In 2005, the various commissions in the town of Middlebury, Conn., approved a development called Ridgewood. This massive project was slated to add 326 "well-appointed and spacious luxury residences" on 314 acres, a nine-hole private golf course, private cinema, two clubhouses with a fitness center and many other amenities.

The faux mansions were laughably billed as comprising "a classic New England country village with undeniable charm and convenient access to major highways" by the developer, whose headquarters sits in Valhalla, N.Y.

The perfect sprawl recipe: fake charm in an instant fake "country village" located near an interstate, built by outsiders taking orders from the Norse god Odin.

There were, according to the 2000 census, 6,451 people in Middlebury. These new homes, in the unlikely case that they all sell, will add 1,200 more people to the town, expanding Middlebury's population by 20 percent.

The only plausible explanation of how this monstrosity was approved by the various town commissions is that Odin put LSD or fairy dust in the Middlebury water supply. No sentient adult would fall for the brochure copy about "classic New England country village," would they?

Yet these same adults also fell for the line about how Ridgewood would be completed by 2006.

It is now three years past deadline and the faux village is only half finished. Mountains of dirt, rocks, dust, clear-cut trees and equipment sit in the autumn sunlight in the heart of this formerly quiet burg.

Adding insult to injury, the developers now want the town to pay for the golf course. According to a story in the Waterbury Republican-American, until this demand is met, the developers have all but "disappeared."

They have, no doubt, moved on to another "charming New England village" in another community.

In all accounts of this dismal failure—this all-too-predictable dismal failure—the cause is cited as "due in large part to the economy."

This is, of course, hogwash. It's due to the short-sighted local officials who were conned by brochure copy.

I can already predict how this will play out. The original opponents of Ridgewood, portrayed as wild-eyed anti-business zealots (let's not forget, however, that Middlebury is where former three-term state governor John Rowland resides), will not be accorded the respect due to people who were right when it mattered. These people will continue to be ignored and the town will bleed cash for the next several decades to make a silk purse out of this sow's ear that should never have been foisted on it.

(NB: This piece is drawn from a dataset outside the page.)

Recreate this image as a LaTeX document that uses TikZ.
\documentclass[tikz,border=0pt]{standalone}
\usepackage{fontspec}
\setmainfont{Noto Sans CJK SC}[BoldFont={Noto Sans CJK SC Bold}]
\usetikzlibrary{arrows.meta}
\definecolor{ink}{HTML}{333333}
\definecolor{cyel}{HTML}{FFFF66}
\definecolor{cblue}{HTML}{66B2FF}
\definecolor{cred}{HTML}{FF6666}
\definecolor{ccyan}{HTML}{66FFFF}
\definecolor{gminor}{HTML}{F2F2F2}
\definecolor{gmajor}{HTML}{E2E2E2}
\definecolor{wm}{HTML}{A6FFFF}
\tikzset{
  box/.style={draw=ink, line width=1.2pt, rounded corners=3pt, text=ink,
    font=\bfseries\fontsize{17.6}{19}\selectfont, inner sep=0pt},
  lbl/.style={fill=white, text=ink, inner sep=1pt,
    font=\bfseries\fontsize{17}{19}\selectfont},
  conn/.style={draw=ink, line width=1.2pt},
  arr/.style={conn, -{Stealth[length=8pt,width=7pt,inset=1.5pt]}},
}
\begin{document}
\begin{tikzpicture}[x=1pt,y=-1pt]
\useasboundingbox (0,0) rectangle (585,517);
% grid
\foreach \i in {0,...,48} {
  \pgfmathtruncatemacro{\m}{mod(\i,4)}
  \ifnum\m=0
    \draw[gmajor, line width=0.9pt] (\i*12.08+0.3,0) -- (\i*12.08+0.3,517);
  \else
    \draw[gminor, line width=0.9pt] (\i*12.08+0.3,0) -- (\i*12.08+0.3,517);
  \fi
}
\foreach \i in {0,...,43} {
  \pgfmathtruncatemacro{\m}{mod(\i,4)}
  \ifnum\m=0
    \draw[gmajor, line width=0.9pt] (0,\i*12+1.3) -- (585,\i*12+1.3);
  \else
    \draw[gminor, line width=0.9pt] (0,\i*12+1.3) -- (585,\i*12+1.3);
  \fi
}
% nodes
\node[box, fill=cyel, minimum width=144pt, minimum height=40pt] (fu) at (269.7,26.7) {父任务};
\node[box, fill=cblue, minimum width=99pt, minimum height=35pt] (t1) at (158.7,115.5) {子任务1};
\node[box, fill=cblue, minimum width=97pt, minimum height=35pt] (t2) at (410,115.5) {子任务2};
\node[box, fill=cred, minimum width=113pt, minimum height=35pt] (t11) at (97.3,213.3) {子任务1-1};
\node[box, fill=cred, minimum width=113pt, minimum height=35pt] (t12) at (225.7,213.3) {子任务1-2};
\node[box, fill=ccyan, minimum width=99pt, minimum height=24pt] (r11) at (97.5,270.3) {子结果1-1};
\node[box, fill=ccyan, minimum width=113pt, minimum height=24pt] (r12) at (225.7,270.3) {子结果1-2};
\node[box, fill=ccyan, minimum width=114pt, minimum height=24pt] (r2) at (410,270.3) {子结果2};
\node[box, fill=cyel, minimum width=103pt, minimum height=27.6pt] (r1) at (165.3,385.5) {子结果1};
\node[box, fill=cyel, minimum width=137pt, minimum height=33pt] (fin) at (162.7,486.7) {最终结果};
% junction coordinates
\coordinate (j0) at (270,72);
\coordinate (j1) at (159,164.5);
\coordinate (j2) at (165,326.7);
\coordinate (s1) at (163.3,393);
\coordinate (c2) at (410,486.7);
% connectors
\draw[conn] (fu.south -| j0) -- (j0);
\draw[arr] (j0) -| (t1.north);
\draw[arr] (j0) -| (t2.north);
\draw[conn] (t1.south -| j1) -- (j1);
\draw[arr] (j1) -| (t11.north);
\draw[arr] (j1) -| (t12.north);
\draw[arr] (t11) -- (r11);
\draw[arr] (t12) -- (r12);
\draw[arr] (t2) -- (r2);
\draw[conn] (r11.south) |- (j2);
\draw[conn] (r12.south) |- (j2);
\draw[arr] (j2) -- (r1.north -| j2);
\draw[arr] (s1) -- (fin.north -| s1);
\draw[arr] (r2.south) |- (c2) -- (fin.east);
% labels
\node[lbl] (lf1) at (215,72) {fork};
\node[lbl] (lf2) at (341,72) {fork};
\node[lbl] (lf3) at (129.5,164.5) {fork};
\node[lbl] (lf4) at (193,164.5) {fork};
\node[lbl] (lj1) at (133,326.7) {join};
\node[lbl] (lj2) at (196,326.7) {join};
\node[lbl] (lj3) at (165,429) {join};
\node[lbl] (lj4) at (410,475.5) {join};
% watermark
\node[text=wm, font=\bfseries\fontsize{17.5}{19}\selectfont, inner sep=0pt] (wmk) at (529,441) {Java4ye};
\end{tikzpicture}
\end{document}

It is upon such slapstick scams as Ridgewood that America's broken economy was built. Be it a new "lifestyle center," "age-restricted subdivision," "luxury condo complex" or "classic country village" and be it in Connecticut, Massachusetts, Vermont, New Hampshire or Maine, the scam follows the same broken paradigm: short-term profit for a few people in Valhalla, long-term disaster for the community where it is built.

The old paradigm is broken. It does not work. It has never worked and it will never work, no matter how many times it is repeated.

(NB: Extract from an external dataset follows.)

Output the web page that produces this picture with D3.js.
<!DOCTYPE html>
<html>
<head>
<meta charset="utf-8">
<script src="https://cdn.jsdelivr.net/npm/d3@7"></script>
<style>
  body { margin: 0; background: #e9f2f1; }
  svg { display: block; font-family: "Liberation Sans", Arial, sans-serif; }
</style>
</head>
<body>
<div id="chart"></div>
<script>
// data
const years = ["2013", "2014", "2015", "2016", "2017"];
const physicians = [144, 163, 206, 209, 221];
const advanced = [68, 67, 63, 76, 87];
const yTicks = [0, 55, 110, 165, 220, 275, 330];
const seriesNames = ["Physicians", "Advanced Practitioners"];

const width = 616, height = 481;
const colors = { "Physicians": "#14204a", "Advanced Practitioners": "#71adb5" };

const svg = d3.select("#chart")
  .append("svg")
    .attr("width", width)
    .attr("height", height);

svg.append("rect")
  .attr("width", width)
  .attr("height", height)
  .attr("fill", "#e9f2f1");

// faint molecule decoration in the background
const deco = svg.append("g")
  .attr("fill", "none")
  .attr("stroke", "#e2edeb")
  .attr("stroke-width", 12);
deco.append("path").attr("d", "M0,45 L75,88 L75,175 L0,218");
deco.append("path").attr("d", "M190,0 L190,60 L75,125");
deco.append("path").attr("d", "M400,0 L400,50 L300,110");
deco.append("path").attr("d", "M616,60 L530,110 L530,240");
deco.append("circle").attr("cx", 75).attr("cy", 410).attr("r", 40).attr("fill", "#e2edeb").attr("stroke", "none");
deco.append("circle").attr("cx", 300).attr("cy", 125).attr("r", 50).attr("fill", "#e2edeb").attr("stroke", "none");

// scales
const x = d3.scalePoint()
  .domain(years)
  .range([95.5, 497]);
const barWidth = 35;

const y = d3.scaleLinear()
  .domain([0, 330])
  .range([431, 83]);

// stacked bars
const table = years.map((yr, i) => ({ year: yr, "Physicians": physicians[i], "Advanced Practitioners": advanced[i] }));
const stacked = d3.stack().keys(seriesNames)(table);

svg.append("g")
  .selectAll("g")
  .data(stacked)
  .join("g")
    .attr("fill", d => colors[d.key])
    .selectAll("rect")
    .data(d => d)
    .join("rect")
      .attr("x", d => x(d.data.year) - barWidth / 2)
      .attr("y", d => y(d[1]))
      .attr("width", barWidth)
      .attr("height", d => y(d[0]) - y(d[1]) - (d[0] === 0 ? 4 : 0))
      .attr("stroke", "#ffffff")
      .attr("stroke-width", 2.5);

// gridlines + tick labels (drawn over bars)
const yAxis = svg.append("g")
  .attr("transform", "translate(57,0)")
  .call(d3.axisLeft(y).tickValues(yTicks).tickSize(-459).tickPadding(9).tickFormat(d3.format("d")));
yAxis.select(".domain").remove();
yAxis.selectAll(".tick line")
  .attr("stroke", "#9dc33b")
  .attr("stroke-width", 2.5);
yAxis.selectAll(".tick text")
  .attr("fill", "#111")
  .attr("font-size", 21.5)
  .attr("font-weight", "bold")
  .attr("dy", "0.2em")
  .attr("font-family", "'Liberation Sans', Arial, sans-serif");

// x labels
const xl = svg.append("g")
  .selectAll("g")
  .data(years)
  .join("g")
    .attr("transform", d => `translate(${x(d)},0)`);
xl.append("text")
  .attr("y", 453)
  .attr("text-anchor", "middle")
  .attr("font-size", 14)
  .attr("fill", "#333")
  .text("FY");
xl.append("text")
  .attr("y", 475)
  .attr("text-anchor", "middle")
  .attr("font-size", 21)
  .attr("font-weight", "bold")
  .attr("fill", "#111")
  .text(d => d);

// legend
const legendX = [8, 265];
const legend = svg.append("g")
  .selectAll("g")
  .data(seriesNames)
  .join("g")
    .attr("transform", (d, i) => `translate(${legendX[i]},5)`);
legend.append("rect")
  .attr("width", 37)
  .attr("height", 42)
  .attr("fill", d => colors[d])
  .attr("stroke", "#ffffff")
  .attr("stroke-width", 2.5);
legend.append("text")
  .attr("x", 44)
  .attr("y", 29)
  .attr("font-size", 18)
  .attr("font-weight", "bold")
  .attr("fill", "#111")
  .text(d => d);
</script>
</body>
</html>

Speculative ventures sold as panaceas to panting officials who hold the doors of the chicken coop open for the wolves will only lead to the ransacking and ruination of communities.

On the local level, generally speaking—at least in New England—party affiliations rarely come into play. In my town, the Democrats finally got a majority on the Town Council and zoning board and they promptly held the chicken coop door open to a shopping mall ("lifestyle center") developer. Disaster, predictably, has followed.